I’ve been looking at the impressive Cambridge University Institutional Repository, called Apollo. The repository has an wide range of content across several subjects, with over 155,000 items in the collection overall. Clearly the repository is widely used to hold content. But is it used to find content?
The more closely I looked, the more I started scratching my head. If ever anyone wanted a clear demonstration of the limitations of current metadata principles, here is an example. While the principles on which the repository was founded seem to have been sound, the resulting collection doesn’t seem (at least to me) to be very searchable. Apollo may have been the god of prophecy, but anyone trying to discover items in this collection may well be in need of some prophetic vision, because the normal search and discovery tools seem to be less than adequate.
Let’s take content types – over 20 of these listed. No matter that one of those content types is “other”, or that “book”, “book chapter”, and “book or book chapter” comprise three different content types, which means you have to look in all three to find book content. There are also content types “article” and “journal article” – aren’t these the same thing? It doesn’t look as though there is much rigour when adding new content types to the repository.
Well, if it’s difficult to locate content by type, surely there must be some useful keywords? There are no fewer than 65,335 keywords, on the day I looked at the repository – there may well be more by now. This vast number of keywords, around one third of the total number of objects in the collection, is surprising – after all, keywords are supposed to be a concise set of terms that saves you the need to look through all the items individually.
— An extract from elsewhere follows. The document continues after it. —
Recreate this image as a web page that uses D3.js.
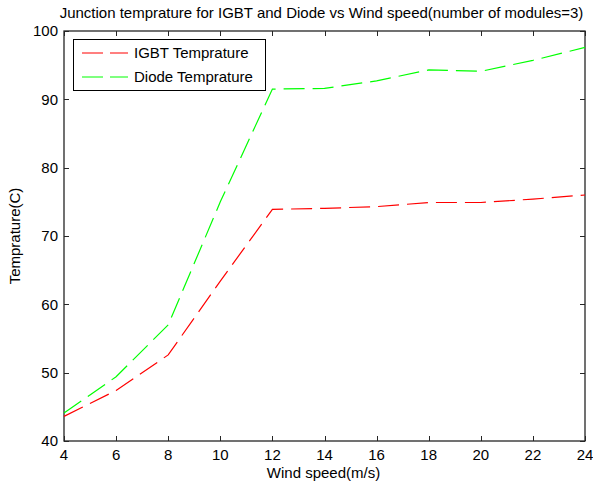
<!DOCTYPE html>
<html><head><meta charset="utf-8">
<script src="https://cdn.jsdelivr.net/npm/d3@7"></script>
<style>
html,body{margin:0;padding:0;background:#fff;}
text{font-family:Arial,"Liberation Sans",sans-serif;fill:#000;}
</style></head>
<body><svg id="c" width="593" height="486"></svg>
<script>
const windSpeed = [4, 6, 8, 10, 12, 14, 16, 18, 20, 22, 24];
const igbtTemp  = [43.6, 47.4, 52.6, 63.4, 73.9, 74.05, 74.3, 74.9, 74.9, 75.4, 76.0];
const diodeTemp = [44.1, 49.4, 57.0, 75.0, 91.5, 91.6, 92.7, 94.3, 94.1, 95.7, 97.6];
const xTicks = [4, 6, 8, 10, 12, 14, 16, 18, 20, 22, 24];
const yTicks = [40, 50, 60, 70, 80, 90, 100];
const seriesNames = ["IGBT Temprature", "Diode Temprature"];
const titleText = "Junction temprature for IGBT and Diode vs Wind speed(number of modules=3)";
const xLabel = "Wind speed(m/s)";
const yLabel = "Temprature(C)";

const L = 64, R = 585, T = 31, B = 441;
const svg = d3.select("#c");
const x = d3.scaleLinear().domain([4, 24]).range([L, R]);
const y = d3.scaleLinear().domain([40, 100]).range([B, T]);
const fs = 15;
const axisColor = "#262626";

// axes box
svg.append("rect").attr("x", L).attr("y", T).attr("width", R - L).attr("height", B - T)
  .attr("fill", "none").attr("stroke", axisColor).attr("stroke-width", 1.3);

const tl = 5;
const gx = svg.append("g");
xTicks.forEach(v => {
  const px = Math.round(x(v)) + 0.5;
  gx.append("line").attr("x1", px).attr("x2", px).attr("y1", B).attr("y2", B - tl).attr("stroke", axisColor);
  gx.append("line").attr("x1", px).attr("x2", px).attr("y1", T).attr("y2", T + tl).attr("stroke", axisColor);
  gx.append("text").attr("x", x(v)).attr("y", B + 19).attr("text-anchor", "middle")
    .style("font-size", fs + "px").text(v);
});
const gy = svg.append("g");
yTicks.forEach(v => {
  const py = Math.round(y(v)) + 0.5;
  gy.append("line").attr("x1", L).attr("x2", L + tl).attr("y1", py).attr("y2", py).attr("stroke", axisColor);
  gy.append("line").attr("x1", R).attr("x2", R - tl).attr("y1", py).attr("y2", py).attr("stroke", axisColor);
  gy.append("text").attr("x", L - 6).attr("y", y(v)).attr("dy", "0.36em").attr("text-anchor", "end")
    .style("font-size", fs + "px").text(v);
});

// lines
const line = d3.line().x((d, i) => x(windSpeed[i])).y(d => y(d));
const colors = ["#ff0000", "#00ff00"];
[igbtTemp, diodeTemp].forEach((s, k) => {
  svg.append("path").attr("d", line(s)).attr("fill", "none").attr("stroke", colors[k])
    .attr("stroke-width", 1.2).attr("stroke-dasharray", "21,8");
});

// legend
const lg = svg.append("g");
lg.append("rect").attr("x", 73.5).attr("y", 39.5).attr("width", 192).attr("height", 51)
  .attr("fill", "#fff").attr("stroke", "#000").attr("stroke-width", 1);
seriesNames.forEach((n, k) => {
  const ly = 53 + k * 24;
  lg.append("line").attr("x1", 82).attr("x2", 128).attr("y1", ly).attr("y2", ly)
    .attr("stroke", colors[k]).attr("stroke-width", 1.2).attr("stroke-dasharray", "21,7");
  lg.append("text").attr("x", 134).attr("y", ly).attr("dy", "0.36em").style("font-size", fs + "px").text(n);
});

// titles
svg.append("text").attr("x", (L + R) / 2 - 3).attr("y", 18).attr("text-anchor", "middle")
  .style("font-size", fs + "px").text(titleText);
svg.append("text").attr("x", (L + R) / 2 - 1).attr("y", 478).attr("text-anchor", "middle")
  .style("font-size", fs + "px").text(xLabel);
svg.append("text").attr("transform", `translate(20,${(T + B) / 2}) rotate(-90)`).attr("text-anchor", "middle")
  .style("font-size", fs + "px").text(yLabel);
</script></body></html>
Why so many keywords? The majority of the keywords have only one occurrence, and seem to have been author-generated, which means that whatever the author added as a keyword has been used. So keywords include “F. Clooney” (rather than just the surname “Clooney”); the keyword “fabrication” is indexed separately to “Fabrication”. In other words, this indexed has not been normalized in any way. Moreover, the alphabetization used to show the keywords is almost unusable. All terms in italic are placed before terms in roman, so “Xenopus” appears in the index of keywords before “Aachen”.
Still, nobody uses indexes these days. What about simply linking one content object to another? That would give a good link.
Sadly, it seems this is not the case. Germaine Greer’s doctoral thesis, to take an example, is entitled The ethic of love and marriage in Shakespeare’s early comedies, and has links to five other documents. One of them is “Political theologies in late colonial Buganda”, and another is the Apollo Annual Report 2008-2009. I can’t see any reason why these two documents should be related to a thesis on early Shakespearean comedy.
Is there anything that can be recommended? Well, good marks for the repository indicating when there are insufficient records in that subject, in cases where the number of related records is so few that the system cannot make a good-quality recommendation. But if the system is able to decide this, why does it link seemingly unrelated content as shown above?
Since the problem is that the repository managers cannot control the quality or do much about the consistency of the metadata provided by new content coming into the repository, my recommendation would be to consider using an AI-based tool to reduce many of the above problems. It would at least index all the content consistently, and so remove the need for authors to tag their own content – the resulting hotchpotch is all too visible here. Each author adds tags to their best ability, but Apollo is a great example of well-meant individual actions resulting in collective confusion.
Or perhaps, to be cynical, the real reason for the poor discovery is that the repository doesn’t really exist to find anything – it it there to fulfil the requirement that academic content generated by members of the university should be available (which doesn’t mean findable).